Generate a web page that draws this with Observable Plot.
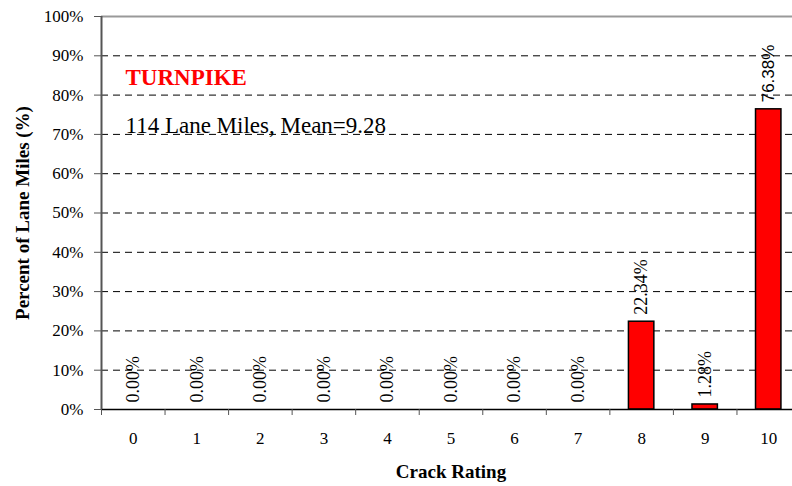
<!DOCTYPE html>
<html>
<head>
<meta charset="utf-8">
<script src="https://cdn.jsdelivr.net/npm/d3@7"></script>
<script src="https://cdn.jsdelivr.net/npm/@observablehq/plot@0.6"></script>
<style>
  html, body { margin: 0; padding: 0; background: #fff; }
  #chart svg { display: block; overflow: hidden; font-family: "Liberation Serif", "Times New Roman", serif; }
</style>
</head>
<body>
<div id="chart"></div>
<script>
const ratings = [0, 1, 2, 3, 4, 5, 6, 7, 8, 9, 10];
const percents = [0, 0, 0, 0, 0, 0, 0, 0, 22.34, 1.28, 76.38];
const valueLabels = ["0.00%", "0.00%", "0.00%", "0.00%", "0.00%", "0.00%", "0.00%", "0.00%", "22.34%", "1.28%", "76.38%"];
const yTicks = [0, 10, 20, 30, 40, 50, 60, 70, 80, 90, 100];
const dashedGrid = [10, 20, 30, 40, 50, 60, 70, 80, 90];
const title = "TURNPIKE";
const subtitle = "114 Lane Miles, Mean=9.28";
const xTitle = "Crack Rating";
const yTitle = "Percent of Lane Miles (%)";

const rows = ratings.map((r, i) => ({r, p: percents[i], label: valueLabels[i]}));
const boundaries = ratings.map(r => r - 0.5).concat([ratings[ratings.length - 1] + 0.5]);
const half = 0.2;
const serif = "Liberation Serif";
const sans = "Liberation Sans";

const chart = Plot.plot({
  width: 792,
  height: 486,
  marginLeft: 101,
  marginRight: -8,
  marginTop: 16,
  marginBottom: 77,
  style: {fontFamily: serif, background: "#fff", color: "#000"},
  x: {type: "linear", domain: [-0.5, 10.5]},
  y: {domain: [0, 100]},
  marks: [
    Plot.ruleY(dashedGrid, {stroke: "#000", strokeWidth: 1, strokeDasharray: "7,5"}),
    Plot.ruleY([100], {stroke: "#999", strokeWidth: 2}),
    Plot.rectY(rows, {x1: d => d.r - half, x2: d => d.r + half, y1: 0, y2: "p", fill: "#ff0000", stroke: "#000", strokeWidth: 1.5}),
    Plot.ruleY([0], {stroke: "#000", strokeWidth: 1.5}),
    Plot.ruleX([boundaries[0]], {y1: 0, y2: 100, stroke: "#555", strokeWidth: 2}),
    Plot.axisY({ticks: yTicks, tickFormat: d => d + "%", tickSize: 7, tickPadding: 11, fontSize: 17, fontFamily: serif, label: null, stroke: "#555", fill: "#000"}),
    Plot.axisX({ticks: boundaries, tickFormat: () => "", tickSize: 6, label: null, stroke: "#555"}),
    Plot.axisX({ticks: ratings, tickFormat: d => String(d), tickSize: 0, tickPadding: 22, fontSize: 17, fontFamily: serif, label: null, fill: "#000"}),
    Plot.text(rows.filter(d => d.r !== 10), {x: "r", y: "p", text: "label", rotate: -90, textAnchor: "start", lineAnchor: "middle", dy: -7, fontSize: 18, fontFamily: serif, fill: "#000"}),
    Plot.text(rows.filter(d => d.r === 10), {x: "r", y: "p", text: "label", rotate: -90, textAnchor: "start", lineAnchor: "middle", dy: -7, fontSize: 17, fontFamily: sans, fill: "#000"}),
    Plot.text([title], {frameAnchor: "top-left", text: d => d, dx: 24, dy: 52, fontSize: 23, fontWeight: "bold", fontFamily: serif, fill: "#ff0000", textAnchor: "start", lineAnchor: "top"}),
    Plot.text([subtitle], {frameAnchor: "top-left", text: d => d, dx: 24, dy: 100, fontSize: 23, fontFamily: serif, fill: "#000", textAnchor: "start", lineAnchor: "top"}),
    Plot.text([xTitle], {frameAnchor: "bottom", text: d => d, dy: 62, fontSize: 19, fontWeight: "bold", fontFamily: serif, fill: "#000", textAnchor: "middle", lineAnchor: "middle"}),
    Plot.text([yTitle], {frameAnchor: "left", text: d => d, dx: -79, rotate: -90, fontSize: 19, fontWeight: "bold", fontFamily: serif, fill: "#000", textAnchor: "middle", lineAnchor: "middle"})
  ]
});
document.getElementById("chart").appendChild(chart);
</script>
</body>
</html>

.....

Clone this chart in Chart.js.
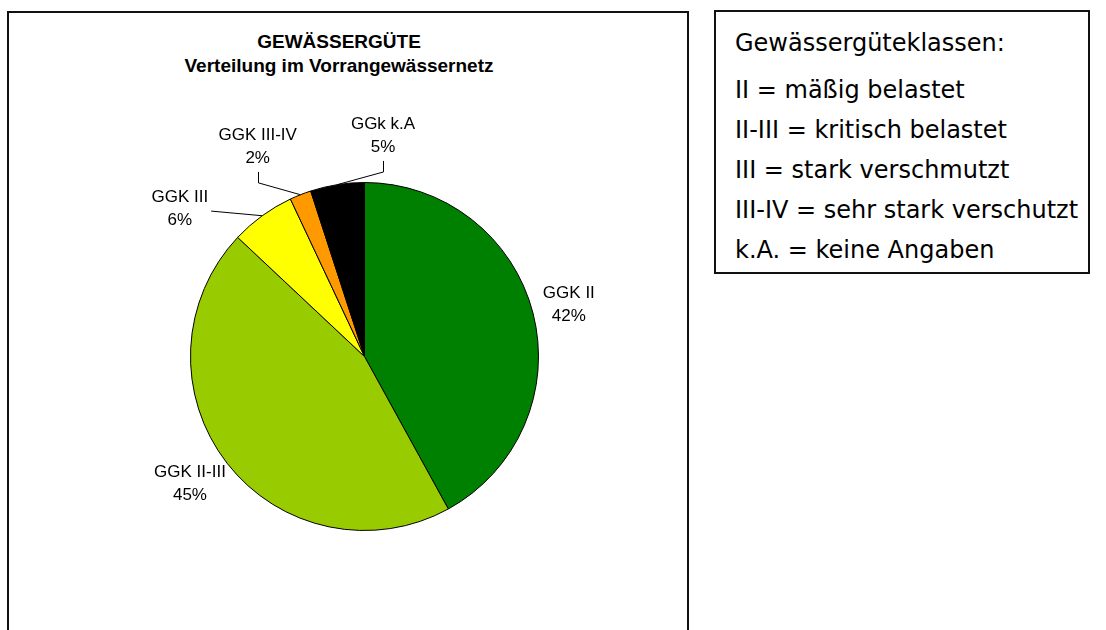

.....

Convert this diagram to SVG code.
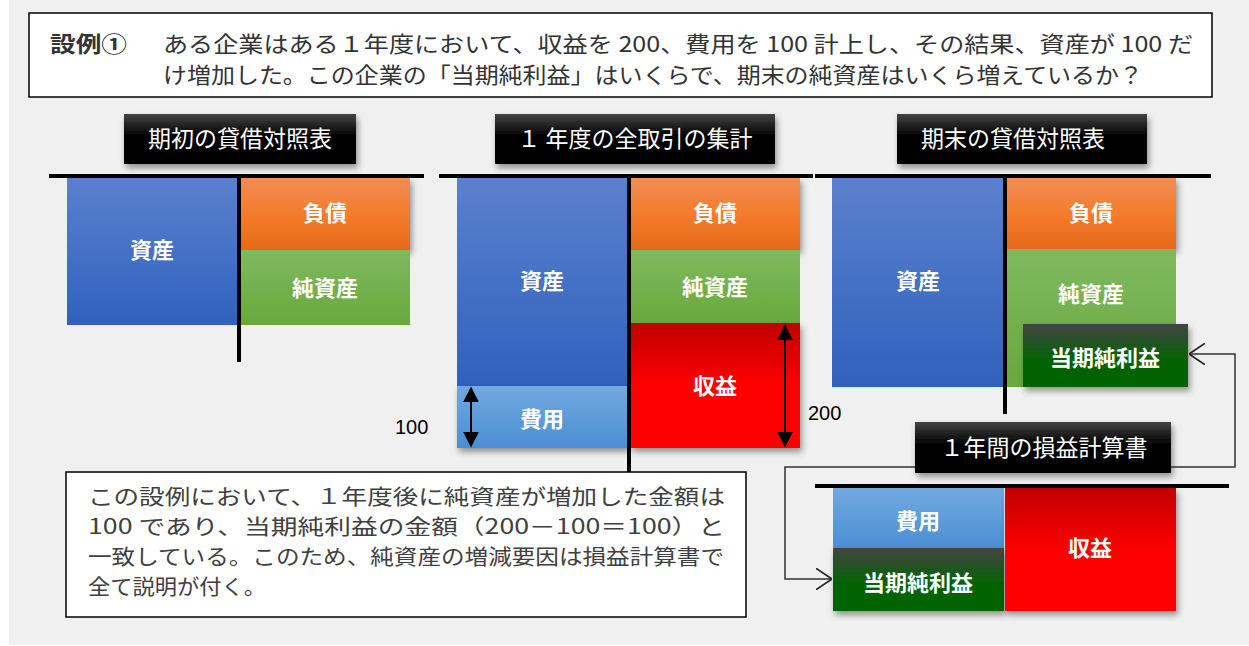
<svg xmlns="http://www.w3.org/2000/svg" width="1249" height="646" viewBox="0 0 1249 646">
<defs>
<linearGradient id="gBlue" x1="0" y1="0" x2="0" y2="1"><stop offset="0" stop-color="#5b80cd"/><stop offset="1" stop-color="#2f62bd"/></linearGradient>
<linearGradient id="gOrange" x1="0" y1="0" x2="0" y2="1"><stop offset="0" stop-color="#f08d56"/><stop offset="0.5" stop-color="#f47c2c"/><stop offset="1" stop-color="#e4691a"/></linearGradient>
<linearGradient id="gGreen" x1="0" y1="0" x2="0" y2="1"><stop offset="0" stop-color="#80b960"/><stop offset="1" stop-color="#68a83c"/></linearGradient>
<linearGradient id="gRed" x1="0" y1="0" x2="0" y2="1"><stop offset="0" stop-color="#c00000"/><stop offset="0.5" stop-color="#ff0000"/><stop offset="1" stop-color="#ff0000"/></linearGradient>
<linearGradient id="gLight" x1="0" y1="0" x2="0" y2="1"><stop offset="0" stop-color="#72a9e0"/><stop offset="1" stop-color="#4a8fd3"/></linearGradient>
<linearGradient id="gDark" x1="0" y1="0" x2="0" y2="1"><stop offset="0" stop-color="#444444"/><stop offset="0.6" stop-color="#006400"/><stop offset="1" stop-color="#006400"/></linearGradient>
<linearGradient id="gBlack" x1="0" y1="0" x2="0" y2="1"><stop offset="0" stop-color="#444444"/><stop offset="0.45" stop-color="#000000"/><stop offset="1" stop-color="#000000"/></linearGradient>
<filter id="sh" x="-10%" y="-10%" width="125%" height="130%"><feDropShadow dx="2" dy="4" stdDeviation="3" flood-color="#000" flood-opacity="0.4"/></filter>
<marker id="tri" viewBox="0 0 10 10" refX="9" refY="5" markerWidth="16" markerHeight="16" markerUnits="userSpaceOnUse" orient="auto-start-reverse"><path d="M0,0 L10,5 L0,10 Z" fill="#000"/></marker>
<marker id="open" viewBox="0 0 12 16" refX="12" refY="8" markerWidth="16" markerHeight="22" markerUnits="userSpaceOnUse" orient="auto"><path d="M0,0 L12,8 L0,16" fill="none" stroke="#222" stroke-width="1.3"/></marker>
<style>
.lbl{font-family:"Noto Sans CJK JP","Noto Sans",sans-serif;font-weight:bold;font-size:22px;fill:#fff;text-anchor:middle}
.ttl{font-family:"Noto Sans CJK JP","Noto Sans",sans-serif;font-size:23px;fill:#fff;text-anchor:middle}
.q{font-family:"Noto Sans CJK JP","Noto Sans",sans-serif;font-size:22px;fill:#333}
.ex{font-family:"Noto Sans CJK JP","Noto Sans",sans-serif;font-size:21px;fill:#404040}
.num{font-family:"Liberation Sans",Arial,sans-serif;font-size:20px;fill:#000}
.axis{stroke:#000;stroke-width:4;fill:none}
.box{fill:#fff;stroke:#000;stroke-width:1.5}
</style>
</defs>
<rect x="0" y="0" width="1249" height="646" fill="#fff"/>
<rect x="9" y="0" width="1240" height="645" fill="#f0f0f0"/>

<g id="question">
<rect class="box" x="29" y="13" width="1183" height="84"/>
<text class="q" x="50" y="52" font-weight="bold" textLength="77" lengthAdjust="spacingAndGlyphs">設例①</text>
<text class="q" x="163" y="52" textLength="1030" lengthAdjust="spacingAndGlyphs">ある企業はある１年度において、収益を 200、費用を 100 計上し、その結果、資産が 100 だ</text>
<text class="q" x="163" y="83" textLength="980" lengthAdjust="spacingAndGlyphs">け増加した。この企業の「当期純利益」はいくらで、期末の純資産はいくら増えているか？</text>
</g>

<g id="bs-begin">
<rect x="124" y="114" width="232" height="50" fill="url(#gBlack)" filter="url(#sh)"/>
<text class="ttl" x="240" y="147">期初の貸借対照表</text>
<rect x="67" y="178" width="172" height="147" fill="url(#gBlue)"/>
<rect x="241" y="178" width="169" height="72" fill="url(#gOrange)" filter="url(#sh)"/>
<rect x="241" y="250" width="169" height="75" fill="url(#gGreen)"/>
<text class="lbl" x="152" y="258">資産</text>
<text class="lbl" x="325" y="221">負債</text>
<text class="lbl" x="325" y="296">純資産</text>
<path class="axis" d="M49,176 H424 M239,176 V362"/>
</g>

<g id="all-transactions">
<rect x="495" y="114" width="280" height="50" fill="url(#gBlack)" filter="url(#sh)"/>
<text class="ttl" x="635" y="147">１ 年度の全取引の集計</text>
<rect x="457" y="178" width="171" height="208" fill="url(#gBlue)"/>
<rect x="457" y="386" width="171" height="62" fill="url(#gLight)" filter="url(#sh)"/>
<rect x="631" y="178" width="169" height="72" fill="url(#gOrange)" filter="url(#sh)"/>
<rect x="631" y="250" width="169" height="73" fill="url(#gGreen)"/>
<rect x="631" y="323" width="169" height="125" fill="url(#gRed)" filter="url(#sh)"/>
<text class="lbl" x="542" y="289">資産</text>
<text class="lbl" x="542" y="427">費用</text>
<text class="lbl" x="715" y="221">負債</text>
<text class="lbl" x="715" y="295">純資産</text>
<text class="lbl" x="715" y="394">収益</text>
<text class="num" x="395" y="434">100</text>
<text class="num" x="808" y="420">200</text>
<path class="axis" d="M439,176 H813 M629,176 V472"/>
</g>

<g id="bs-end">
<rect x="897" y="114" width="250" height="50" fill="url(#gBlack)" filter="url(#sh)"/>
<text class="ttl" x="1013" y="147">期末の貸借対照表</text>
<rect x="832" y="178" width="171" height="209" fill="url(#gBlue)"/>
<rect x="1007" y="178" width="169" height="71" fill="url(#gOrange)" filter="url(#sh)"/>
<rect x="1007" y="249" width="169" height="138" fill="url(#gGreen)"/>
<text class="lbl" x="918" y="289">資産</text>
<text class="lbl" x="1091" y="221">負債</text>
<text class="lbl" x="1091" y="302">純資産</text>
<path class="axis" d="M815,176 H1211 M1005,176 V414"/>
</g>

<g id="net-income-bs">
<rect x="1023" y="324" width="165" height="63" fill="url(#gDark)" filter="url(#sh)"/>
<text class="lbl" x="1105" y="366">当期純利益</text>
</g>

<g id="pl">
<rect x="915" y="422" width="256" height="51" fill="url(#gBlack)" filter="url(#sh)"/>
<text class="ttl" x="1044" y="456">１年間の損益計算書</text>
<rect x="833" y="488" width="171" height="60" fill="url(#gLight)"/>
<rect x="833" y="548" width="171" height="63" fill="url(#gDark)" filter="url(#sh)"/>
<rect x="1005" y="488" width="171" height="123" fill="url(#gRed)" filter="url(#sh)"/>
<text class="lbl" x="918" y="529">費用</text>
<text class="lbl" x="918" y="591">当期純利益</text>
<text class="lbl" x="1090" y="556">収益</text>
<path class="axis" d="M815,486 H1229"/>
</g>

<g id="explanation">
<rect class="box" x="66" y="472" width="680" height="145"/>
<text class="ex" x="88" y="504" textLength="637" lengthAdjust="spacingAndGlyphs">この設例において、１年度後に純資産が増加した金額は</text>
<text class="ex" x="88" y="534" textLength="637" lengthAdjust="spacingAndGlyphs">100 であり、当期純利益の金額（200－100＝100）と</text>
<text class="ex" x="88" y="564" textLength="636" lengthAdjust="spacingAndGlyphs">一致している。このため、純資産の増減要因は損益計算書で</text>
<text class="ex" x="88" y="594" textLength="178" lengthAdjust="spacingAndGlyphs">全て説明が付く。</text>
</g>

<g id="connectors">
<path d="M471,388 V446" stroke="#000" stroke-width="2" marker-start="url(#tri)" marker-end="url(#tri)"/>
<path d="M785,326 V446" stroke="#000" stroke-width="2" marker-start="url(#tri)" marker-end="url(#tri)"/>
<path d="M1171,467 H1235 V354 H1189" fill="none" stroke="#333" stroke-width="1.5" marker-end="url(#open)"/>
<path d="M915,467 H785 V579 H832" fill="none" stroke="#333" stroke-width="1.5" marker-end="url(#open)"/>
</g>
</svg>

.....

INSTRUCTIONS FOR THE TASK
Look through the material and say how many lines hold "this". Give the number only.

EXERCISE SOLUTION
3